DSP speed - thought experiment

Since I've built a little DSP shield for the Arduino Due and am now doing my first digital FIR filters and other stuff with it, I already encounter the limits regarding processing speed. Now I'm in the middle of a little thought experiment...

For processing in real-time, it's quite clear to me that the speed of the ARM Cortex M3 is the limit of what I can do. But if I say that things do not have to happen in real-time and latency is fine, what are the limitations then?

In other words, would it be possible to read a couple of samples (a buffer), process this buffer in more complex ways and then write the buffer out? But still in a continuous flow of buffer blocks (resulting in continuous audio)?

The idea is that I can easily do offline DSP processing. For instance, read a whole file of music, do the processing and write the processed file out again, which does obviously not take longer than the whole song lasts. So maybe I could split, for instance, a song into buffer blocks, process them and have digital processing of a higher quality?

Or is it in any case critical to be able to process one sample in the time it takes to read the next sample (=sample rate)?

For 48kHz sample rate, this would mean ~20µs, which isn't really much compared to the M3s speed of 80MHz! Maybe a few hundred MAC operations at max!?

I'm eager to hear your thoughts on the subject! I couldn't really find satisfying information or methods on this on the internet. Maybe someone knows about books on this topic?

One more thing...

When you're using a USB audio interface, and your PC can't manage to process everything in time, you can increase the buffer size of the interface, which results in a larger latency, but everything works fine again! Can this be applied to embedded DSP too?

I'd estimate DUE processing through-output in 250-400 ksps. Working with "block-structure" data is easier, so FFT / FHT may approach 400 ksps, or 200 ksps sampling rate in case of stereo signal, close to 100 ksps - if stereo + 50% overlap (required for windowing).
Doing sample by sample, FIR / IIR, so stereo 200, and with 4-TAP filter gives close to 50 ksps.

Thanks for the quick reply! Seems like a reasonable approximation! So the equation "more latency = more processing power" doesn't quite hold, right?

Btw, I really like your quote "per aspera ad astra"! I had to google it I admit though. :wink:

So the equation "more latency = more processing power" doesn't quite hold, right?

Correct. Gain in performance comes from less interruption calls, in real-time it's ones per sample, and another case ones per block. So equation looks like hyperbolic:
T = 1/( k + m), where k - interrupt overhead, and m - usefull calculation.
T = (N x m) / ( k + N x m). T'd approach "1" in case boundary-less block N->infinity.

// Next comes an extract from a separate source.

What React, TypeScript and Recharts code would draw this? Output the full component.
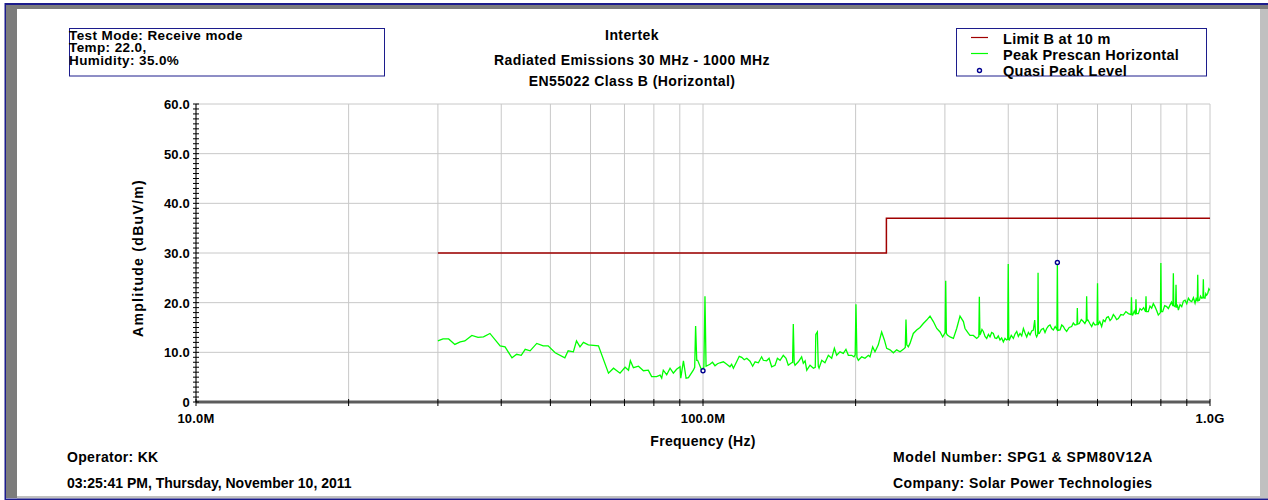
import React from "react";
import { ComposedChart, Line, XAxis, YAxis, CartesianGrid } from "recharts";

// Frequencies in MHz, levels in dBuV/m
const limitFreq = [30, 230, 230, 1000];
const limitLevel = [30, 30, 37, 37];

const qpFreq = [100, 500];
const qpLevel = [6.3, 28.1];

// Peak prescan trace, [MHz, dBuV/m]
const peakPrescan: [number, number][] = [
  [30.0, 12.3], [30.7, 12.7], [31.5, 12.7], [32.4, 11.6], [33.2, 12.1], [33.9, 12.3], [35.0, 13.4],
  [36.0, 13.0], [36.9, 13.1], [38.0, 13.8], [39.8, 11.3], [40.7, 11.1], [42.0, 8.9], [42.9, 9.6],
  [43.8, 9.4], [44.6, 10.6], [45.6, 10.3], [47.0, 11.8], [48.4, 11.3], [49.5, 11.3], [51.1, 9.9],
  [53.4, 8.9], [54.2, 10.3], [55.5, 10.1], [56.3, 12.3], [57.2, 11.1], [58.1, 12.0], [59.4, 11.5],
  [62.2, 11.3], [65.1, 5.8], [66.6, 6.8], [68.6, 5.8], [70.2, 7.0], [71.3, 6.4], [71.9, 8.3],
  [72.9, 6.9], [74.6, 7.2], [76.3, 6.3], [78.0, 6.4], [79.2, 5.1], [81.0, 5.1], [82.3, 5.4],
  [82.9, 4.8], [83.5, 6.4], [84.8, 5.5], [86.1, 6.8], [87.4, 5.8], [88.7, 6.6], [90.1, 7.1],
  [90.4, 4.8], [91.5, 8.3], [92.6, 4.8], [93.6, 4.9], [95.7, 6.4], [96.3, 7.0], [96.7, 15.3],
  [97.2, 8.4], [97.6, 8.4], [99.4, 6.4], [100.4, 7.0], [100.9, 21.3], [101.4, 7.2], [103.2, 7.6],
  [104.4, 8.0], [105.6, 7.3], [106.8, 7.7], [108.0, 7.9], [109.7, 8.1], [111.4, 7.6], [113.0, 7.1],
  [113.9, 7.6], [114.8, 6.8], [116.5, 8.1], [117.9, 9.2], [119.2, 9.0], [120.6, 8.5], [122.0, 8.8],
  [123.8, 8.2], [125.3, 7.2], [126.7, 8.1], [128.6, 7.9], [130.5, 9.1], [131.5, 8.4], [133.5, 8.3],
  [135.0, 8.8], [136.6, 7.1], [138.7, 7.4], [140.2, 8.8], [141.9, 8.4], [144.0, 9.4], [145.8, 8.8],
  [147.3, 7.4], [149.1, 7.8], [150.2, 8.0], [150.7, 15.7], [151.3, 7.9], [151.9, 7.4], [154.2, 8.1],
  [156.5, 9.1], [157.7, 7.8], [159.0, 8.3], [160.2, 6.4], [162.6, 7.4], [165.1, 6.8], [166.5, 7.0],
  [166.9, 13.6], [168.1, 14.1], [168.8, 7.2], [169.4, 6.8], [171.5, 8.4], [174.0, 7.9], [176.7, 9.4],
  [179.4, 8.8], [181.6, 10.8], [183.5, 9.4], [186.3, 10.1], [189.1, 9.8], [191.4, 10.6], [193.5, 9.4],
  [196.4, 9.4], [198.5, 9.1], [199.6, 9.5], [200.3, 19.7], [201.2, 9.0], [202.5, 8.4], [205.6, 9.1],
  [208.7, 8.8], [211.9, 9.4], [213.5, 9.1], [216.1, 11.1], [218.4, 10.1], [221.7, 11.5], [225.1, 14.1],
  [227.9, 12.5], [230.3, 10.8], [233.8, 10.5], [237.4, 9.9], [241.0, 10.5], [244.7, 10.1], [248.4, 10.6],
  [250.6, 11.0], [251.4, 16.6], [252.3, 11.5], [254.1, 11.1], [256.0, 11.8], [259.9, 13.8], [263.9, 14.5],
  [267.9, 15.0], [272.0, 15.8], [276.2, 16.5], [280.4, 17.3], [284.7, 16.2], [289.1, 14.8], [293.5, 14.1],
  [297.0, 13.1], [300.3, 14.0], [301.1, 24.4], [302.0, 13.8], [303.4, 13.5], [307.1, 13.1], [311.8, 12.8],
  [316.5, 14.8], [321.3, 17.3], [326.3, 16.2], [328.7, 14.8], [333.8, 13.8], [336.2, 13.4], [341.4, 13.4],
  [346.6, 12.8], [350.0, 13.2], [350.8, 21.2], [351.7, 13.5], [352.9, 13.8], [355.0, 14.6], [357.2, 14.2],
  [360.0, 13.2], [362.7, 12.8], [365.5, 13.6], [368.2, 13.1], [371.0, 14.0], [373.8, 13.8], [376.5, 12.9],
  [379.5, 12.8], [382.3, 13.3], [385.3, 12.5], [388.2, 12.9], [391.2, 12.1], [394.2, 12.8], [397.2, 12.5],
  [399.0, 12.6], [400.0, 27.8], [401.0, 12.6], [402.0, 12.5], [405.5, 13.4], [409.4, 12.8], [412.5, 13.7],
  [415.7, 14.2], [418.8, 13.2], [422.0, 13.8], [425.2, 13.3], [428.5, 14.8], [431.7, 13.9], [435.0, 13.1],
  [438.3, 14.0], [441.6, 13.5], [445.0, 14.3], [448.3, 14.5], [451.1, 16.5], [453.0, 13.6], [455.1, 13.1],
  [457.3, 13.6], [458.0, 26.0], [458.8, 13.8], [460.7, 13.8], [464.9, 14.6], [469.2, 14.8], [472.7, 14.0],
  [476.3, 14.8], [480.0, 15.3], [483.6, 15.5], [487.3, 14.8], [491.0, 14.5], [495.0, 15.2], [499.0, 14.6],
  [500.0, 27.6], [501.0, 14.4], [506.1, 14.5], [510.0, 15.5], [513.7, 15.2], [517.6, 14.6], [521.5, 14.2],
  [527.5, 15.0], [533.5, 15.2], [537.5, 15.9], [541.6, 15.5], [546.5, 15.6], [547.4, 18.9], [548.4, 15.7],
  [552.4, 15.8], [557.4, 16.6], [562.5, 16.2], [566.5, 15.8], [570.0, 16.4], [571.1, 21.3], [572.3, 16.4],
  [574.6, 16.5], [579.4, 15.8], [584.3, 15.2], [588.7, 16.0], [593.2, 15.5], [598.8, 15.6], [600.0, 23.9],
  [601.2, 15.5], [606.2, 16.2], [611.3, 15.2], [616.0, 16.5], [620.7, 16.2], [625.4, 17.0], [630.2, 17.2],
  [635.0, 16.4], [639.8, 16.8], [644.7, 17.6], [649.6, 17.2], [654.5, 16.6], [659.5, 16.8], [667.0, 17.6],
  [674.7, 17.5], [682.4, 18.2], [690.2, 17.8], [698.6, 17.6], [700.0, 21.1], [701.4, 17.7], [704.0, 17.5],
  [709.0, 18.3], [713.0, 17.6], [714.5, 20.7], [716.0, 17.8], [722.2, 17.8], [727.7, 18.8], [733.2, 18.5],
  [739.7, 19.0], [746.3, 18.2], [747.8, 21.3], [749.3, 18.2], [755.7, 18.2], [761.4, 19.3], [767.2, 18.9],
  [773.0, 19.8], [778.9, 19.2], [784.8, 18.4], [790.8, 17.5], [798.4, 18.0], [800.0, 28.0], [801.6, 18.2],
  [806.6, 18.2], [814.0, 19.4], [821.3, 19.2], [827.6, 18.8], [833.9, 19.5], [839.5, 20.1], [845.0, 19.3],
  [846.7, 25.9], [848.4, 19.4], [853.1, 19.2], [855.3, 19.6], [857.0, 23.6], [858.7, 19.0], [862.0, 19.6],
  [866.2, 18.5], [872.8, 19.6], [879.5, 19.2], [886.2, 20.3], [892.9, 20.5], [899.7, 19.8], [906.6, 20.9],
  [913.5, 20.4], [920.4, 20.2], [927.4, 21.0], [934.4, 19.9], [939.0, 20.8], [944.0, 20.3], [945.8, 25.6],
  [947.6, 20.4], [953.0, 20.5], [958.0, 21.3], [963.2, 20.9], [968.4, 21.0], [970.2, 24.7], [972.0, 21.0],
  [977.6, 20.9], [981.0, 21.8], [984.9, 21.5], [990.0, 21.9], [995.0, 22.8], [1000, 22.5],
];

const xGridFreqs = [10, 20, 30, 40, 50, 60, 70, 80, 90, 100, 200, 300, 400, 500, 600, 700, 800, 900, 1000];
const xTickLabels: Record<number, string> = { 10: "10.0M", 100: "100.0M", 1000: "1.0G" };
const yMajorTicks = [0, 10, 20, 30, 40, 50, 60];
// one small tick per dB between the labelled ones
const yMinorTicks = Array.from({ length: 61 }, (_, i) => i);

const infoLines = ["Test Mode: Receive mode", "Temp: 22.0,", "Humidity: 35.0%"];
const titleLines = ["Intertek", "Radiated Emissions 30 MHz - 1000 MHz", "EN55022 Class B (Horizontal)"];
const legendNames = ["Limit B at 10 m", "Peak Prescan Horizontal", "Quasi Peak Level"];

const limitData = limitFreq.map((f, i) => ({ f, level: limitLevel[i] }));
const qpData = qpFreq.map((f, i) => ({ f, level: qpLevel[i] }));
const peakData = peakPrescan.map(([f, level]) => ({ f, level }));

const FONT = '"Liberation Sans", Arial, sans-serif';
const LIMIT_COLOR = "#a00000";
const PEAK_COLOR = "#00ff00";
const QP_COLOR = "#000090";
const NAVY = "#1c1c8c";

const txt = (size: number, spacing = 0.3): React.CSSProperties => ({
  fontFamily: FONT,
  fontWeight: 700,
  fontSize: size,
  letterSpacing: spacing,
});

function YTick(props: any) {
  const { x, y, payload } = props;
  const v = payload.value as number;
  const major = yMajorTicks.includes(v);
  return (
    <g>
      <line x1={x - 3} x2={x + 3} y1={y} y2={y} stroke="#000" strokeWidth={1} />
      {major && (
        <text x={x - 6} y={y + 5} textAnchor="end" fill="#000" style={txt(13, 0.2)}>
          {v === 0 ? "0" : v.toFixed(1)}
        </text>
      )}
    </g>
  );
}

function XTick(props: any) {
  const { x, y, payload } = props;
  const label = xTickLabels[payload.value as number];
  return (
    <g>
      <line x1={x} x2={x} y1={y - 3} y2={y + 4} stroke="#000" strokeWidth={1} />
      {label && (
        <text x={x} y={y + 21} textAnchor="middle" fill="#000" style={txt(13, 0.2)}>
          {label}
        </text>
      )}
    </g>
  );
}

export default function App() {
  return (
    <div
      style={{
        position: "absolute",
        left: 0,
        top: 0,
        width: 1268,
        height: 500,
        overflow: "hidden",
        background: "#fff",
      }}
    >
      <ComposedChart
        width={1268}
        height={500}
        margin={{ top: 104, right: 58, bottom: 68, left: 136 }}
        style={{ position: "absolute", left: 0, top: 0 }}
      >
        <CartesianGrid stroke="#c8c8c8" horizontalValues={[10, 20, 30, 40, 50, 60]} />
        <XAxis
          type="number"
          dataKey="f"
          scale="log"
          domain={[10, 1000]}
          allowDataOverflow
          ticks={xGridFreqs}
          interval={0}
          tick={<XTick />}
          tickLine={false}
          tickSize={0}
          tickMargin={0}
          axisLine={{ stroke: "#5c5c5c", strokeWidth: 3 }}
          height={30}
        />
        <YAxis
          type="number"
          domain={[0, 60]}
          ticks={yMinorTicks}
          interval={0}
          tick={<YTick />}
          tickLine={false}
          tickSize={0}
          tickMargin={0}
          axisLine={{ stroke: "#000", strokeWidth: 1 }}
          width={60}
        />
        <Line
          data={limitData}
          dataKey="level"
          type="linear"
          stroke={LIMIT_COLOR}
          strokeWidth={1.5}
          dot={false}
          isAnimationActive={false}
        />
        <Line
          data={peakData}
          dataKey="level"
          type="linear"
          stroke={PEAK_COLOR}
          strokeWidth={1.3}
          dot={false}
          isAnimationActive={false}
        />
        <Line
          data={qpData}
          dataKey="level"
          stroke="none"
          dot={{ r: 2, stroke: QP_COLOR, strokeWidth: 1.4, fill: "#fff" }}
          isAnimationActive={false}
        />
      </ComposedChart>

      <svg
        width={1268}
        height={500}
        style={{ position: "absolute", left: 0, top: 0, pointerEvents: "none" }}
      >
        {/* sunken window frame: dark top/left, light bottom/right, navy outline */}
        <rect x={6} y={5} width={1262} height={4} fill="#7c7c7c" />
        <rect x={6} y={5} width={11} height={493} fill="#7c7c7c" />
        <polygon points="6,5 17,9 17,5" fill="#7c7c7c" />
        <rect x={1260} y={9} width={8} height={489} fill="#c0c0c0" />
        <rect x={17} y={496} width={1251} height={2.5} fill="#c0c0c0" />
        <rect x={5} y={3} width={1263} height={2} fill={NAVY} />
        <rect x={4.5} y={3} width={1.5} height={497} fill={NAVY} />
        <rect x={5} y={498.5} width={1263} height={1.5} fill={NAVY} />

        {/* test conditions box */}
        <rect x={69.5} y={28.5} width={315} height={47.5} fill="none" stroke={NAVY} strokeWidth={1} />
        {infoLines.map((t, i) => (
          <text key={t} x={69} y={39.5 + i * 12.5} fill="#000" style={txt(13.5, 0.4)}>
            {t}
          </text>
        ))}

        {/* title */}
        {titleLines.map((t, i) => (
          <text key={t} x={632} y={[39.5, 64.5, 86][i]} textAnchor="middle" fill="#000" style={txt(14, 0.4)}>
            {t}
          </text>
        ))}

        {/* legend */}
        <rect x={956.5} y={28.5} width={250} height={47.5} fill="none" stroke={NAVY} strokeWidth={1} />
        <line x1={971} x2={988} y1={37.5} y2={37.5} stroke={LIMIT_COLOR} strokeWidth={1.2} />
        <line x1={971} x2={988} y1={53.5} y2={53.5} stroke={PEAK_COLOR} strokeWidth={1.2} />
        <circle cx={979.5} cy={70.5} r={2} fill="#fff" stroke={QP_COLOR} strokeWidth={1.4} />
        {legendNames.map((t, i) => (
          <text key={t} x={1003} y={43.5 + i * 16.3} fill="#000" style={txt(14.5, 0.3)}>
            {t}
          </text>
        ))}

        {/* axis titles */}
        <text
          x={0}
          y={0}
          transform="translate(143 258) rotate(-90)"
          textAnchor="middle"
          fill="#000"
          style={txt(14, 1.3)}
        >
          Amplitude (dBuV/m)
        </text>
        <text x={703} y={446} textAnchor="middle" fill="#000" style={txt(14, 0.3)}>
          Frequency (Hz)
        </text>

        {/* run details */}
        <text x={67} y={462} fill="#000" style={txt(14, 0.3)}>
          Operator: KK
        </text>
        <text x={67} y={488} fill="#000" style={txt(14, 0)}>
          03:25:41 PM, Thursday, November 10, 2011
        </text>
        <text x={893} y={462} fill="#000" style={txt(14, 0.6)}>
          Model Number: SPG1 &amp; SPM80V12A
        </text>
        <text x={893} y={488} fill="#000" style={txt(14, 0.4)}>
          Company: Solar Power Technologies
        </text>
      </svg>
    </div>
  );
}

I'll try expanding into frequency domain! Well, at least my software... :wink:

hirschmensch:
In other words, would it be possible to read a couple of samples (a buffer), process this buffer in more complex ways and then write the buffer out? But still in a continuous flow of buffer blocks (resulting in continuous audio)?

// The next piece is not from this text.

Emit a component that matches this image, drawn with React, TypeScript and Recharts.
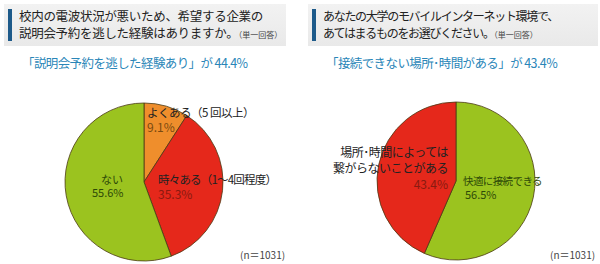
import { PieChart, Pie, Cell } from 'recharts';

const leftNames = ['よくある', '時々ある', 'ない'];
const leftValues = [9.1, 35.3, 55.6];
const leftColors = ['#ef8e2c', '#e5281b', '#9bc31f'];

const rightNames = ['快適に接続できる', '場所・時間によっては繋がらないことがある'];
const rightValues = [56.5, 43.4];
const rightColors = ['#9bc31f', '#e5281b'];

const FONT = '"Noto Sans CJK JP", "Noto Sans", sans-serif';

const leftData = leftNames.map((name, i) => ({ name, value: leftValues[i] }));
const rightData = rightNames.map((name, i) => ({ name, value: rightValues[i] }));

function Header({ x, width, lines, size, spacing }: { x: number; width: number; lines: string[]; size: number; spacing: number }) {
  return (
    <div
      style={{
        position: 'absolute',
        left: x,
        top: 4,
        width,
        height: 42,
        background: 'linear-gradient(#f2f2f2, #e9e9e9)',
      }}
    >
      <div style={{ position: 'absolute', left: 4, top: 5, width: 4, height: 32, background: '#1d5a8a' }} />
      <div
        style={{
          position: 'absolute',
          left: 15,
          top: 3,
          fontSize: size,
          letterSpacing: spacing,
          lineHeight: '17px',
          color: '#222',
          whiteSpace: 'nowrap',
        }}
      >
        {lines[0]}
        <br />
        {lines[1]}
        <span style={{ fontSize: 8, letterSpacing: 0, color: '#444' }}>（単一回答）</span>
      </div>
    </div>
  );
}

function Txt({ x, y, children, color = '#222', align = 'left', size = 12, spacing = 0 }: any) {
  return (
    <div
      style={{
        position: 'absolute',
        left: align === 'right' ? undefined : x,
        right: align === 'right' ? 600 - x : undefined,
        top: y,
        fontSize: size,
        letterSpacing: spacing,
        lineHeight: `${size}px`,
        color,
        whiteSpace: 'nowrap',
        textAlign: align,
      }}
    >
      {children}
    </div>
  );
}

const noMargin = { top: 0, right: 0, bottom: 0, left: 0 };

export default function App() {
  return (
    <div
      style={{
        position: 'absolute',
        left: 0,
        top: 0,
        width: 600,
        height: 264,
        background: '#fff',
        fontFamily: FONT,
        overflow: 'hidden',
      }}
    >
      <Header x={4} width={282} size={12.5} spacing={-0.3} lines={['校内の電波状況が悪いため、希望する企業の', '説明会予約を逃した経験はありますか。']} />
      <Header x={308} width={290} size={12} spacing={-1.3} lines={['あなたの大学のモバイルインターネット環境で、', 'あてはまるものをお選びください。']} />

      <Txt x={22} y={57} color="#2a86b8" size={12.5} spacing={-0.6}>「説明会予約を逃した経験あり」が 44.4%</Txt>
      <Txt x={326} y={57} color="#2a86b8" size={12.5} spacing={-0.6}>「接続できない場所･時間がある」が 43.4%</Txt>

      <div style={{ position: 'absolute', left: 0, top: 80 }}>
        <PieChart width={290} height={184} margin={noMargin}>
          <Pie
            data={leftData}
            dataKey="value"
            cx={144}
            cy={102}
            outerRadius={79}
            startAngle={90}
            endAngle={-270}
            stroke="#4a3a14"
            strokeWidth={0.8}
            isAnimationActive={false}
          >
            {leftData.map((d, i) => (
              <Cell key={d.name} fill={leftColors[i]} />
            ))}
          </Pie>
        </PieChart>
      </div>

      <div style={{ position: 'absolute', left: 300, top: 80 }}>
        <PieChart width={300} height={184} margin={noMargin}>
          <Pie
            data={rightData}
            dataKey="value"
            cx={156}
            cy={101}
            outerRadius={79}
            startAngle={90}
            endAngle={-270}
            stroke="#4a3a14"
            strokeWidth={0.8}
            isAnimationActive={false}
          >
            {rightData.map((d, i) => (
              <Cell key={d.name} fill={rightColors[i]} />
            ))}
          </Pie>
        </PieChart>
      </div>

      <Txt x={147} y={107} color="#222" size={11.5} spacing={-0.5}>よくある（5 回以上）</Txt>
      <Txt x={147} y={121} color="#7a4a10" size={12}>9.1%</Txt>
      <Txt x={158} y={174} color="#222" size={11.5} spacing={-0.8}>時々ある（1～4回程度）</Txt>
      <Txt x={158} y={188} color="#8a1a10" size={12}>35.3%</Txt>
      <Txt x={101} y={174} color="#2e4a08" size={11}>ない</Txt>
      <Txt x={92} y={187} color="#2e4a08" size={11}>55.6%</Txt>

      <Txt x={448} y={146} align="right" color="#222" size={12} spacing={-0.5}>場所･時間によっては</Txt>
      <Txt x={448} y={162} align="right" color="#222" size={12} spacing={-0.5}>繋がらないことがある</Txt>
      <Txt x={448} y={178} align="right" color="#8a1a10" size={12}>43.4%</Txt>
      <Txt x={463} y={176} color="#2e4a08" size={10.5} spacing={-0.6}>快適に接続できる</Txt>
      <Txt x={465} y={189} color="#2e4a08" size={11}>56.5%</Txt>

      <Txt x={240} y={250} color="#444" size={10}>(n＝1031)</Txt>
      <Txt x={550} y={250} color="#444" size={10}>(n＝1031)</Txt>
    </div>
  );
}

That's exactly how I designed the Teensy Audio Library. It processes audio in 128 sample blocks, which is approx 2.9 ms at 44.1 kHz sample rate.

Unfortunately, it won't run directly on Arduino Due, because it makes heavy use of the Cortex-M4 DSP extensions, which aren't present in the Cortex-M3 processor on Due. It's also built around Freescale's peripherals and DMA engine, which are different from Atmel's.

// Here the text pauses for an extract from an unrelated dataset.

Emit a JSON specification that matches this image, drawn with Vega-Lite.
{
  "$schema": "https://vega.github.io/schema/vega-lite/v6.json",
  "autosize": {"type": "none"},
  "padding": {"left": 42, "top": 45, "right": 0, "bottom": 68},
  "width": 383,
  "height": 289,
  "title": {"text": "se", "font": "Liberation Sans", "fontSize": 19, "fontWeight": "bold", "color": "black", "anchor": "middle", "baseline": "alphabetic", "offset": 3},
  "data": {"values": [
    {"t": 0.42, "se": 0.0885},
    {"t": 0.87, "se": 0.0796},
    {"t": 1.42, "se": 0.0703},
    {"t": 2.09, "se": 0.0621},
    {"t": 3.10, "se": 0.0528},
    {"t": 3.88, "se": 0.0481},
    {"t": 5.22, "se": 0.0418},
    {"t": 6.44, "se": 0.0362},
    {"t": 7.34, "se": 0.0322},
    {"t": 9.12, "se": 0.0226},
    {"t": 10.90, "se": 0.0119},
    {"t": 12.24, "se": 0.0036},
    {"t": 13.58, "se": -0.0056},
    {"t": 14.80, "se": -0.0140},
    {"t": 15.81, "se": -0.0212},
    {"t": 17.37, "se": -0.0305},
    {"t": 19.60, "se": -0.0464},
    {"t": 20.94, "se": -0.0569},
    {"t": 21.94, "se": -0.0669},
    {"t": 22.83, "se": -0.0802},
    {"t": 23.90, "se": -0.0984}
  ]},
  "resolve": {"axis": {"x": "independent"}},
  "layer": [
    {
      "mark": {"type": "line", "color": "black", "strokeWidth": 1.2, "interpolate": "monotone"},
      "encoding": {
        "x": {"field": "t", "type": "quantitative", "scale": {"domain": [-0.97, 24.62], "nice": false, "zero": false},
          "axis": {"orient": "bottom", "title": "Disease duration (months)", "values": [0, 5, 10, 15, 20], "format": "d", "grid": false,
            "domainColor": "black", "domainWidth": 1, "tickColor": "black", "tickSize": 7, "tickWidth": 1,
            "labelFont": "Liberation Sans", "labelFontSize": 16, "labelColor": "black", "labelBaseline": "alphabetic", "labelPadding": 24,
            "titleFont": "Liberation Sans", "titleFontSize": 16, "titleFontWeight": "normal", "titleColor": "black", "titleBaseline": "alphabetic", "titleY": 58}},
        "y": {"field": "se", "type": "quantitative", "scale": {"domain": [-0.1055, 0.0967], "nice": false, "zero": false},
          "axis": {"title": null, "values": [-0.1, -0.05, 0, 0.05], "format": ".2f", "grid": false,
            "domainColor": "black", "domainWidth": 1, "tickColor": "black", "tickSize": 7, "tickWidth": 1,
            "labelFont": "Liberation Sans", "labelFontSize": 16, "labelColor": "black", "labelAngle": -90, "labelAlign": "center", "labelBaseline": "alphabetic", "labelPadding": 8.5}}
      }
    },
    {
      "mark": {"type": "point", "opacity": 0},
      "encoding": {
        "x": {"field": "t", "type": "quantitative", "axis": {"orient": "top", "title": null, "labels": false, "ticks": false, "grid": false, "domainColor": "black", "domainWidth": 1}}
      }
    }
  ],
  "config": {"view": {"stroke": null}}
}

But as to your original question, most certainly yes, collecting small blocks of samples works very well. If you give this library a try, I believe you'll see it's extremely effective.

Alright, thank you! I'll have to check that library out!
So you do everything in frequency domain or just work with sample blocks in time and/or frequency domain?

hirschmensch:
So you do everything in frequency domain or just work with sample blocks in time and/or frequency domain?

If you look at the source code, you'll see nearly all the objects manipulate blocks of time domain samples.

Of course, the FFT and tone detection objects collect up groups of time domain blocks and make magnitude-only frequency domain data available to the sketch.

So far, I've not implemented any features by turning time domain data into complex frequency domain data. I might try some later in 2015, particularly real-time pitch shifting.

The latency on a computer is mostly related to the fact that you have a multitasking operating system. Even when you are running only one application the operating system is multitasking in the background.

The audio input flows into a buffer at a constant rate. Then when the operating system gets around to it, it reads the buffer in a quick burst. If computer is busy doing something and the buffer doesn't get read in time, the buffer overflows and you get a glitch.

The output buffer works oppositely. Data is written into the buffer in a quick burst and flow out at a nice constant rate. If the buffer doesn't get re-filled in time, you get buffer underflow and a glitch.

Bigger buffers give the operating system more time to do other things before you get a glitch, but obviously this increases latency.